The art installation includes 25 storm markers that show how high floodwaters have risen during hurricanes and other storms. The tallest, about the same height as the pole for Hurricane Fran, represents floodwaters during an unnamed storm in 1973, which ultimately reached nearly 28 feet above the creek bed.

There are also markers for Tropical Storm Alberto in 2006 (which resulted in about 24 feet of flooding), Hurricane Matthew in 2016 (23 feet), and Hurricane Floyd in 1999 (22 feet). Most recently, another unnamed storm in January dropped several inches of rain on the Triangle, causing the creek to rise to about 18 feet.

Under the Blue Ridge Road bridge, a mural displays the names of the storms in the language of maritime signal flags.

“The visual language is picking up on the colors and patterns of maritime signal flags. The letters are really abstracted,” Hancock says, adding that unnamed storms are represented by a checkerboard pattern. “Part of what we learned was many of the largest flooding events were not tropical storms or hurricanes that had names people remembered—they were just times it rained a lot.”

Flooding has increased in recent years as climate change strengthens storms, resulting in longer, heavier rainfall and more frequent hurricanes. In an effort to curb stormwater, last year the Raleigh City Council approved new regulations that restrict new construction in floodplains like the one around Crabtree Creek.

When the change goes into effect next month, developers will no longer be able to build on vacant properties in the floodplain larger than half an acre—a rule that affects about 400 properties and 1,545 acres of land citywide, according to Raleigh’s website.

The existing stormwater regulations have been on the books since the 1980s, says Wayne Miles, the city’s stormwater program manager. When he and his staff took a fresh look at them, they found some other cities and towns in the Triangle had more restrictive regulations, he says.

“As a community, we found a value in placing more restrictions to keep flooding from getting worse,” Miles says. “Climate change is one [consideration], and we’re seeing the effects of that. We’re seeing bigger rainfalls, more frequent rainfalls with higher intensity and more flooding. So we need to be prepared to become more resilient against that type of flooding in the future. This new regulation is one of the items that we’ve put in place to help with that.”
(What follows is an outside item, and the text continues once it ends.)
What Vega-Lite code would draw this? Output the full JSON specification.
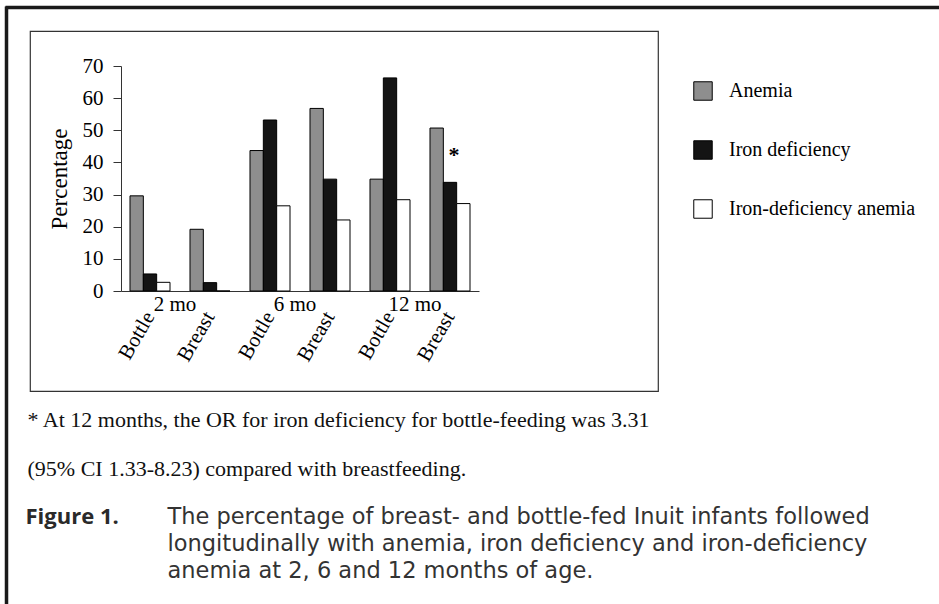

Meanwhile, Dodge and Hancock are hoping their art installation will help educate people about the urgency of preserving the environment, especially marshlands surrounding creeks and rivers that help filter stormwater into the ground after a big rainfall.

“Part of the project is awareness of these natural cycles but also what exacerbates them and what can help remediate them,” Hancock says. “We don’t know a lot about this site before the mall was put in, but we know it was more of a natural floodplain, it was muddy, marshlike. That soaks up water.”

Dodge and Hancock hope the project will reach not only the people using the Crabtree Creek greenway but also cars stopped in traffic on Blue Ridge Road. The colorful, tall storm markers are visible from the street, which may raise interest or questions from passersby.

“The majority of our audience is people sitting in stopped traffic,” Dodge says. “People look down here and then all of a sudden they realize that this greenway is down here and they would have never even known.”

Lines of sediment have already appeared on the mural since it was completed last year, a more informal marker of floodwaters that rise and recede over time. But the gang of three won’t be cleaning or repairing the mural anytime soon—they want it to weather, Dodge says.

“We knew [flooding] would happen at some point,” Hancock says.

“We knew it would happen a lot,” Dodge adds with a laugh.

Correction: This story has been updated to reflect that there are 25 storm markers along the path of the art installation.